Mainstream feminism marginalizes women of colour. It fails to recognize that gender inequality and racial inequality are intersectional. And race isn’t the only thing that white feminism is missing. Feminism should be about all women, not just one type of woman. How can we talk about sexism without addressing racism, homophobia, transphobia etc.? White feminism washes away all these other factors and makes the assumption that sexism is the only thing standing in the way of gender equality, but it’s not.

2. Feminism cannot be “colour-blind.”

So many times you will hear white feminists say that they don’t “see race” or that they view everyone the same and race isn’t a factor. But this is bullshit. The only reason you can say this is because you have the privilege of not having to deal with racism as a daily issue. Beyond that, saying that you don’t see race, or just see all women as “one” ignores the very real lived experiences of the women around you. Accept it or not, race affects the way people treat you, and it can’t be separated from your feminism.

3. It fails to acknowledge privilege

As a white woman, you have white privilege. This fact cannot be disputed with “yes but I’m a woman so I’m also oppressed” or “yes but my family is poor.” That might be true, but neither of those things changes the fact that you have white privilege.

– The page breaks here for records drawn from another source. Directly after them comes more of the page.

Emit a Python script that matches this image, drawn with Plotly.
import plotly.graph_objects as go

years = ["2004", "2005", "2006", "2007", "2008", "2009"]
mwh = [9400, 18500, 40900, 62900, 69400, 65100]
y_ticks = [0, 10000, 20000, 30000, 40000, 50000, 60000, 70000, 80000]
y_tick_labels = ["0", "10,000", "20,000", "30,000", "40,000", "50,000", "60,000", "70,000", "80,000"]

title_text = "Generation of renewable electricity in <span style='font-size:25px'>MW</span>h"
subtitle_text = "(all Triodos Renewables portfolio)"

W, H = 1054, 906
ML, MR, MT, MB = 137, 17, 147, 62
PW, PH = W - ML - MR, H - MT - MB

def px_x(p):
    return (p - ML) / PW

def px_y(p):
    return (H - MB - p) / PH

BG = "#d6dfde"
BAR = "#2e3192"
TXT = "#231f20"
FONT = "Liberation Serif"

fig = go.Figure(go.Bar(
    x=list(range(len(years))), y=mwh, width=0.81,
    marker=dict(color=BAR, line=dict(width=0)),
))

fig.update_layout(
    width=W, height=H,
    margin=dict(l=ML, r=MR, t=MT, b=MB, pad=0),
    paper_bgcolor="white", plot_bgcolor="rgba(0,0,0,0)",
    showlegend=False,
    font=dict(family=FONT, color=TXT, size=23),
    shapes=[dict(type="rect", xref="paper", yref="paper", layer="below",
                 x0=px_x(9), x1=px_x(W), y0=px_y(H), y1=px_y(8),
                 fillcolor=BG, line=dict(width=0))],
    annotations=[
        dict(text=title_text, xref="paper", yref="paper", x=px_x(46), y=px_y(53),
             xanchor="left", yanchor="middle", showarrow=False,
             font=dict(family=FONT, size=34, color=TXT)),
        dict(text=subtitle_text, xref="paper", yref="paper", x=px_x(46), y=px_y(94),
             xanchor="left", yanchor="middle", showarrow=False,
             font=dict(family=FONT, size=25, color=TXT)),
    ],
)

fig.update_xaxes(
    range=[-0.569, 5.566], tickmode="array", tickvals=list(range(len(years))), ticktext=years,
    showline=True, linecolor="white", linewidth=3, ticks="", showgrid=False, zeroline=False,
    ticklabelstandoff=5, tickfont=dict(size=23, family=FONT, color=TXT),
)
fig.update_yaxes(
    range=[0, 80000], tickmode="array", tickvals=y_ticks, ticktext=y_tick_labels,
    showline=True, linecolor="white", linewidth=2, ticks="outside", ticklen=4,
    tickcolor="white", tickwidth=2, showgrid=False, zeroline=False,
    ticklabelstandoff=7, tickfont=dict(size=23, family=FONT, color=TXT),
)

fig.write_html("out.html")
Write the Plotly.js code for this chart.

Stop playing the oppression-olympics.

Being oppressed as a woman does not give you the right to ignore the oppression of others. It’s a privilege to be able to disengage yourself from conversations about race. As a white woman, I know that I have the privilege of being able to decide when I want to talk about or think about race. Women of colour do not have that option.

4. Our struggles are different.

There is a lot of racism in the history of feminism. In the United States, it is taught that women were granted the right to vote in 1920, but the truth is that the women’s suffrage movement was about white women, and black women didn’t have the right to vote until 1965. To this day, our struggles are not the same, and pretending that they are is a problem.

The struggle of a white woman is not the same as that of a woman of colour. We often see white celebrities talking about equal pay or paid maternity leave, but where is their outrage about race-related policy brutality?

Race isn’t the only thing that makes our struggles different.

As a straight woman, you have always been allowed to marry whomever you choose, whereas same-sex marriage wasn’t legalised until 2015. Just last year, over twenty transgender women were murdered (many of whom were women of colour), which is the largest number on record, but why is this narrative never heard?

Countering racism, classism, homophobia, transphobia etc. should be central to the feminist struggle. We, as feminists, need to take serious concrete steps towards intersectionality. If we truly believe in equality for all women, then we need to start acting like it.